A 10m ICBM at 1000km altitude is like spotting a 1mm object at 100 meters or a pigeon at 50km away.
When it is about to do re-entry, you can reduce that task to spotting a baby mosquito that appears at 8 meters for half a second away and a pigeon at 4km away.
Otherwise, it depends on the time of day if you have a telescope and want the sun to reflect from the ICBM because they are rapidly in the earth's shadow. ICBM's can fly at 2x the altitude of Starlink ( 1000 vs 550 km)so they can stay out of the shadow for longer.
Starlink is 24m2 and visible on the horizon at dawn and dusk. Starlinks are more reflective than ICBM's.
Many ICBM's are painted in dark colors, camouflage, military colors and even black. For most of the journey ICBM's cost at high altitude, outside of the atmosphere, in the shadow of the earth, or invisible at 1000km in the daytime sky.
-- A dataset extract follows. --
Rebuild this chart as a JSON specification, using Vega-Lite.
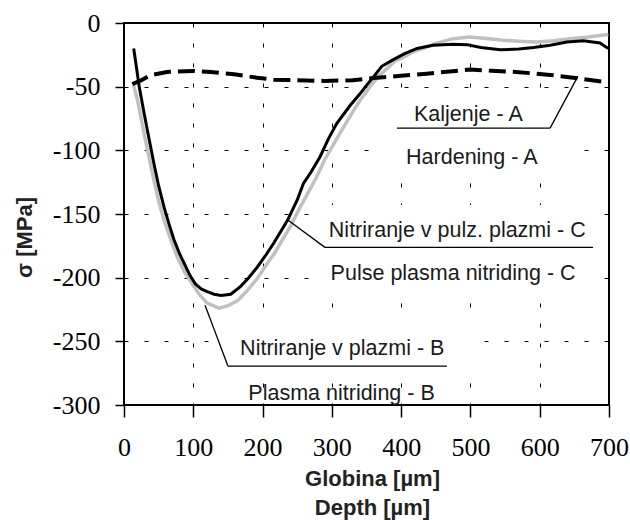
{
  "$schema": "https://vega.github.io/schema/vega-lite/v6.json",
  "width": 485,
  "height": 382,
  "autosize": {"type": "none"},
  "padding": {"left": 124, "top": 23, "right": 21, "bottom": 115},
  "background": "white",
  "config": {
    "view": {"stroke": "#000000", "strokeWidth": 2},
    "axis": {
      "domain": false,
      "grid": true,
      "gridColor": "#000000",
      "gridWidth": 1,
      "gridDash": [4, 16],
      "gridOpacity": 1,
      "tickColor": "#000000",
      "tickWidth": 1.5,
      "labelColor": "#000000",
      "labelFont": "Liberation Serif",
      "labelFontSize": 26,
      "labelFlush": false,
      "labelOverlap": false,
      "titleFont": "Liberation Sans",
      "titleFontWeight": "bold",
      "titleFontSize": 22,
      "titleColor": "#222222"
    }
  },
  "datasets": {
    "curves": [
      {"series": "C", "depth": 14, "sigma": -20},
      {"series": "C", "depth": 18, "sigma": -35},
      {"series": "C", "depth": 22, "sigma": -50},
      {"series": "C", "depth": 28, "sigma": -68},
      {"series": "C", "depth": 34, "sigma": -85},
      {"series": "C", "depth": 43, "sigma": -110},
      {"series": "C", "depth": 50, "sigma": -128},
      {"series": "C", "depth": 58, "sigma": -145},
      {"series": "C", "depth": 65, "sigma": -158},
      {"series": "C", "depth": 72, "sigma": -170},
      {"series": "C", "depth": 80, "sigma": -181},
      {"series": "C", "depth": 87, "sigma": -189},
      {"series": "C", "depth": 95, "sigma": -198},
      {"series": "C", "depth": 103, "sigma": -205},
      {"series": "C", "depth": 112, "sigma": -209},
      {"series": "C", "depth": 120, "sigma": -211},
      {"series": "C", "depth": 130, "sigma": -213},
      {"series": "C", "depth": 140, "sigma": -214},
      {"series": "C", "depth": 154, "sigma": -213},
      {"series": "C", "depth": 168, "sigma": -207},
      {"series": "C", "depth": 180, "sigma": -200},
      {"series": "C", "depth": 192, "sigma": -192},
      {"series": "C", "depth": 205, "sigma": -182},
      {"series": "C", "depth": 216, "sigma": -173},
      {"series": "C", "depth": 226, "sigma": -164},
      {"series": "C", "depth": 236, "sigma": -155},
      {"series": "C", "depth": 250, "sigma": -139},
      {"series": "C", "depth": 259, "sigma": -126},
      {"series": "C", "depth": 270, "sigma": -117},
      {"series": "C", "depth": 283, "sigma": -105},
      {"series": "C", "depth": 295, "sigma": -91},
      {"series": "C", "depth": 307, "sigma": -79},
      {"series": "C", "depth": 326, "sigma": -65},
      {"series": "C", "depth": 340, "sigma": -56},
      {"series": "C", "depth": 350, "sigma": -49},
      {"series": "C", "depth": 362, "sigma": -41},
      {"series": "C", "depth": 372, "sigma": -34},
      {"series": "C", "depth": 388, "sigma": -29},
      {"series": "C", "depth": 405, "sigma": -24},
      {"series": "C", "depth": 423, "sigma": -20},
      {"series": "C", "depth": 446, "sigma": -17.5},
      {"series": "C", "depth": 475, "sigma": -16.7},
      {"series": "C", "depth": 495, "sigma": -17},
      {"series": "C", "depth": 515, "sigma": -19.3},
      {"series": "C", "depth": 543, "sigma": -21},
      {"series": "C", "depth": 570, "sigma": -20.5},
      {"series": "C", "depth": 591, "sigma": -19.3},
      {"series": "C", "depth": 615, "sigma": -17.5},
      {"series": "C", "depth": 639, "sigma": -15},
      {"series": "C", "depth": 663, "sigma": -14},
      {"series": "C", "depth": 687, "sigma": -15.7},
      {"series": "C", "depth": 699, "sigma": -20},
      {"series": "B", "depth": 14, "sigma": -49},
      {"series": "B", "depth": 20, "sigma": -62},
      {"series": "B", "depth": 29, "sigma": -87},
      {"series": "B", "depth": 36, "sigma": -105},
      {"series": "B", "depth": 43, "sigma": -123},
      {"series": "B", "depth": 50, "sigma": -140},
      {"series": "B", "depth": 58, "sigma": -155},
      {"series": "B", "depth": 68, "sigma": -171},
      {"series": "B", "depth": 77, "sigma": -184},
      {"series": "B", "depth": 88, "sigma": -196},
      {"series": "B", "depth": 101, "sigma": -207},
      {"series": "B", "depth": 110, "sigma": -214},
      {"series": "B", "depth": 120, "sigma": -220},
      {"series": "B", "depth": 137, "sigma": -224},
      {"series": "B", "depth": 150, "sigma": -222},
      {"series": "B", "depth": 164, "sigma": -218},
      {"series": "B", "depth": 178, "sigma": -210},
      {"series": "B", "depth": 192, "sigma": -201},
      {"series": "B", "depth": 204, "sigma": -191},
      {"series": "B", "depth": 217, "sigma": -181},
      {"series": "B", "depth": 229, "sigma": -170},
      {"series": "B", "depth": 240, "sigma": -160},
      {"series": "B", "depth": 252, "sigma": -147},
      {"series": "B", "depth": 265, "sigma": -134},
      {"series": "B", "depth": 278, "sigma": -121},
      {"series": "B", "depth": 290, "sigma": -107},
      {"series": "B", "depth": 307, "sigma": -91},
      {"series": "B", "depth": 320, "sigma": -79},
      {"series": "B", "depth": 331, "sigma": -69},
      {"series": "B", "depth": 343, "sigma": -59},
      {"series": "B", "depth": 355, "sigma": -50},
      {"series": "B", "depth": 367, "sigma": -42},
      {"series": "B", "depth": 379, "sigma": -36},
      {"series": "B", "depth": 391, "sigma": -30},
      {"series": "B", "depth": 403, "sigma": -27},
      {"series": "B", "depth": 420, "sigma": -22},
      {"series": "B", "depth": 432, "sigma": -20},
      {"series": "B", "depth": 450, "sigma": -16},
      {"series": "B", "depth": 475, "sigma": -12.3},
      {"series": "B", "depth": 499, "sigma": -11},
      {"series": "B", "depth": 520, "sigma": -12},
      {"series": "B", "depth": 547, "sigma": -13.6},
      {"series": "B", "depth": 575, "sigma": -14.5},
      {"series": "B", "depth": 596, "sigma": -15},
      {"series": "B", "depth": 620, "sigma": -14},
      {"series": "B", "depth": 644, "sigma": -12.3},
      {"series": "B", "depth": 670, "sigma": -11},
      {"series": "B", "depth": 699, "sigma": -9},
      {"series": "A", "depth": 12, "sigma": -48},
      {"series": "A", "depth": 25, "sigma": -45},
      {"series": "A", "depth": 38, "sigma": -41},
      {"series": "A", "depth": 62, "sigma": -38.5},
      {"series": "A", "depth": 100, "sigma": -37.7},
      {"series": "A", "depth": 125, "sigma": -38.5},
      {"series": "A", "depth": 159, "sigma": -40.3},
      {"series": "A", "depth": 192, "sigma": -43},
      {"series": "A", "depth": 216, "sigma": -44.5},
      {"series": "A", "depth": 250, "sigma": -45},
      {"series": "A", "depth": 289, "sigma": -45.5},
      {"series": "A", "depth": 330, "sigma": -45},
      {"series": "A", "depth": 365, "sigma": -43},
      {"series": "A", "depth": 400, "sigma": -41.5},
      {"series": "A", "depth": 437, "sigma": -39.8},
      {"series": "A", "depth": 470, "sigma": -38},
      {"series": "A", "depth": 499, "sigma": -36.6},
      {"series": "A", "depth": 530, "sigma": -37.5},
      {"series": "A", "depth": 566, "sigma": -38.5},
      {"series": "A", "depth": 600, "sigma": -40},
      {"series": "A", "depth": 619, "sigma": -41},
      {"series": "A", "depth": 658, "sigma": -43.7},
      {"series": "A", "depth": 694, "sigma": -46.3},
      {"series": "A", "depth": 700, "sigma": -46.5}
    ],
    "boxes": [
      {"depth": 374, "sigma": -53, "depth2": 654, "sigma2": -116},
      {"depth": 268, "sigma": -143, "depth2": 675, "sigma2": -211},
      {"depth": 124, "sigma": -235, "depth2": 506, "sigma2": -274}
    ],
    "notes": [
      {"depth": 497, "sigma": -77, "text": "Kaljenje - A"},
      {"depth": 502, "sigma": -110.4, "text": "Hardening - A"},
      {"depth": 481, "sigma": -168.1, "text": "Nitriranje v pulz. plazmi - C"},
      {"depth": 475, "sigma": -202.1, "text": "Pulse plasma nitriding - C"},
      {"depth": 315, "sigma": -260.4, "text": "Nitriranje v plazmi - B"},
      {"depth": 314, "sigma": -296.3, "text": "Plasma nitriding - B"}
    ],
    "leaders": [
      {"depth": 394, "sigma": -82.6, "depth2": 615, "sigma2": -82.6},
      {"depth": 615, "sigma": -82.6, "depth2": 655, "sigma2": -41.9},
      {"depth": 290, "sigma": -176.2, "depth2": 677, "sigma2": -176.2},
      {"depth": 290, "sigma": -176.2, "depth2": 235, "sigma2": -154.2},
      {"depth": 150, "sigma": -269.4, "depth2": 466, "sigma2": -269.4},
      {"depth": 150, "sigma": -269.4, "depth2": 117, "sigma2": -221.7}
    ]
  },
  "encoding": {
    "x": {
      "field": "depth",
      "type": "quantitative",
      "scale": {"domain": [0, 700], "nice": false, "zero": false},
      "axis": {
        "title": ["Globina [µm]", "Depth [µm]"],
        "values": [0, 100, 200, 300, 400, 500, 600, 700],
        "labelFont": "Liberation Serif",
        "labelFontSize": 26,
        "tickSize": 12,
        "labelPadding": 17,
        "titleX": 248,
        "titleY": 80,
        "titleAlign": "center",
        "titleBaseline": "alphabetic",
        "titleLineHeight": 29
      }
    },
    "y": {
      "field": "sigma",
      "type": "quantitative",
      "scale": {"domain": [-300, 0], "nice": false, "zero": false},
      "axis": {
        "title": "σ [MPa]",
        "values": [-300, -250, -200, -150, -100, -50, 0],
        "labelExpr": "replace(datum.label, '\u2212', '-')",
        "labelFont": "Liberation Serif",
        "labelFontSize": 26,
        "tickSize": 9,
        "labelPadding": 15,
        "titleAngle": 270,
        "titleX": -93,
        "titleY": 214,
        "titleAlign": "center",
        "titleBaseline": "alphabetic"
      }
    }
  },
  "layer": [
    {
      "data": {"name": "boxes"},
      "mark": {"type": "rect", "fill": "#ffffff", "stroke": null},
      "encoding": {
        "x2": {"field": "depth2"},
        "y2": {"field": "sigma2"}
      }
    },
    {
      "data": {"name": "curves"},
      "transform": [{"filter": "datum.series === 'B'"}],
      "mark": {"type": "line", "color": "#c0c0c0", "strokeWidth": 3.5, "clip": true}
    },
    {
      "data": {"name": "curves"},
      "transform": [{"filter": "datum.series === 'A'"}],
      "mark": {"type": "line", "color": "#000000", "strokeWidth": 4, "strokeDash": [17, 7], "clip": true}
    },
    {
      "data": {"name": "curves"},
      "transform": [{"filter": "datum.series === 'C'"}],
      "mark": {"type": "line", "color": "#000000", "strokeWidth": 3, "clip": true}
    },
    {
      "data": {"name": "leaders"},
      "mark": {"type": "rule", "color": "#000000", "strokeWidth": 1.3},
      "encoding": {
        "x2": {"field": "depth2"},
        "y2": {"field": "sigma2"}
      }
    },
    {
      "data": {"name": "notes"},
      "mark": {"type": "text", "font": "Liberation Sans", "fontSize": 21.5, "color": "#1a1a1a", "align": "center", "baseline": "alphabetic"},
      "encoding": {
        "text": {"field": "text"}
      }
    }
  ]
}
ICBMs switch off their engines during the midcourse, or coasting, phase of their trajectory.
The re-entry phase will be the brightest, due to intense heat from atmospheric friction, a few percent as bright as spaceshuttle on re-entry. a bit like this except it would not slow down as much, staying close to 25000km/h

ICBMs use liquid propellant that produces an efficient blue flame of far lower luminosity than what we think of as a flame, as you can see by the contrast between the oxygen-alcohol fire here and it's reaction with a lower temperature yellow combustion:
curiously the asteroid that killed the dino's could have been visible for weeks if it had a trail of 20-30 miles due to solar reactions. It would have taken 5-8 seconds to go through the atmosphere.